Oil has surged above $105 a barrel as the Russian invasion of Ukraine continued to raise the specter of major global supply disruption. While the U.S. and Europe have so far stopped short of imposing sanctions directly on Russian commodities, the trade in those raw materials is seizing up as banks pull financing and shipping costs surge. Russia is the world’s third-biggest oil producer. 

The attack on Ukraine has upended commodity markets from oil to natural gas and wheat, raising inflationary pressures and spooking equity investors. Global stocks have posted two months of declines this year on concerns over more aggressive monetary tightening and slowing growth recovery, with the economic implications of sanctions against Russia adding to the list of woes. 

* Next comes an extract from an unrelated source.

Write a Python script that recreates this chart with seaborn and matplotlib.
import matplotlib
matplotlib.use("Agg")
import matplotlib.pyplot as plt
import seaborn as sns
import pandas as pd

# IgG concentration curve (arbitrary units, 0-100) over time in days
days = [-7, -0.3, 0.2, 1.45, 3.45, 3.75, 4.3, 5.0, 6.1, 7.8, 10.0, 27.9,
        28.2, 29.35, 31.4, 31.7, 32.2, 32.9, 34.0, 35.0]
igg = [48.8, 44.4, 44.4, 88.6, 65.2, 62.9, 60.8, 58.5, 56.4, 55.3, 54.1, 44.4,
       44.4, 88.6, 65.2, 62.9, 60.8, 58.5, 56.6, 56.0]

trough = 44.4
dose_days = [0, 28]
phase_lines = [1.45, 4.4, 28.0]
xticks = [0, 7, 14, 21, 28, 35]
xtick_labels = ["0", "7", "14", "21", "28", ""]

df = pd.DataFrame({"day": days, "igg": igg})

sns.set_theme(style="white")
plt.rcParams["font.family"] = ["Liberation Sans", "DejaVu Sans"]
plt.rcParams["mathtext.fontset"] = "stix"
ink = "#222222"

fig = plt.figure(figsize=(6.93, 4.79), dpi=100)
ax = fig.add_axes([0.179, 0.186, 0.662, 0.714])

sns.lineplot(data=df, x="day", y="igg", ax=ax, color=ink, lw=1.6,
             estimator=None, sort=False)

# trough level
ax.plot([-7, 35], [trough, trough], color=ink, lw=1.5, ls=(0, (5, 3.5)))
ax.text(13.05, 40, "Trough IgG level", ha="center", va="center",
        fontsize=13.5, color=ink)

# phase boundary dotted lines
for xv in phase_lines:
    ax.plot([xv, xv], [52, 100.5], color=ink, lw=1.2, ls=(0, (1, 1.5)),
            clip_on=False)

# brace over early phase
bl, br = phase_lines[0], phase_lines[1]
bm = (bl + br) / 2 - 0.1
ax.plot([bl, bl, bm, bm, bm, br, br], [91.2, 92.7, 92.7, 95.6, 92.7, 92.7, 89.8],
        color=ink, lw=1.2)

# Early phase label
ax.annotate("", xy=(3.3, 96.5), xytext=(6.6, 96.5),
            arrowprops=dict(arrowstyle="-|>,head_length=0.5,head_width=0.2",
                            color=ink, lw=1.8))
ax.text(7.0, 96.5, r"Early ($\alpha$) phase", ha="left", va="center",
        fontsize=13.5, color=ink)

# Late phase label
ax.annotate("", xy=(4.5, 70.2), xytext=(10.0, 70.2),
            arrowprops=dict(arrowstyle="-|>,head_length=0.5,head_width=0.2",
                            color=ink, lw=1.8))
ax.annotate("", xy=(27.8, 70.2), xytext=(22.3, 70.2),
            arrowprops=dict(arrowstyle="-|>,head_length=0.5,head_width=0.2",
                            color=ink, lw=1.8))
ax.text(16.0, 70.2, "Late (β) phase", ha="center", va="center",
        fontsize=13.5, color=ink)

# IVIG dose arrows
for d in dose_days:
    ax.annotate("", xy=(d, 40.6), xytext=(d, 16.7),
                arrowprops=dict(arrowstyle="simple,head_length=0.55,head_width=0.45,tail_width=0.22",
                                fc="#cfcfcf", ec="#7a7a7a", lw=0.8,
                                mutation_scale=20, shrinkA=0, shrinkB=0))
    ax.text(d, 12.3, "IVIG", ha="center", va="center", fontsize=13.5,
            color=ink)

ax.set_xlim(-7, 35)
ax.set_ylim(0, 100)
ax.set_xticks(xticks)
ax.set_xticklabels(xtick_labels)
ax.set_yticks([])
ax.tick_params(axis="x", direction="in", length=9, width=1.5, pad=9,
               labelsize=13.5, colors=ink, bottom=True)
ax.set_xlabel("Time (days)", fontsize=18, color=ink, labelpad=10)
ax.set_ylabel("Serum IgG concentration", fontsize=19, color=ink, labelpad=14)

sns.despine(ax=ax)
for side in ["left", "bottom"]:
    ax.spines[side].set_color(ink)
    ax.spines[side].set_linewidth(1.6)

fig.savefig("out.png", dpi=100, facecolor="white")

READ: Russian Markets Are Becoming Uninvestable as Sanctions Bite

“Even if we do see an eventual reduction in tensions, long-lasting shifts in policy and economic outcomes are now likely, and not just in local assets,” Wilson wrote in the note, warning of persistently higher commodity supply risks, changing growth and inflation outcomes, rising defense spending in Europe and an extended period of sanctions on Russian assets.

READ: Traders Abandon Bets on a Half-Point Fed Rate Hike in March

The risk to economic growth is higher in the euro area than in the U.S. in the near term, Goldman strategists said, which modestly increases the chances of the European Central Bank slowing down the pace of its monetary tightening. As for the U.S. Federal Reserve, the strategists expect the impact to be more neutral, even as traders are casting aside wagers on a supersized Federal Reserve interest-rate hike in March. 

Goldman Sachs economists over the weekend lifted their U.S. inflation forecast and now see the Fed lifting rates more than expected in 2023.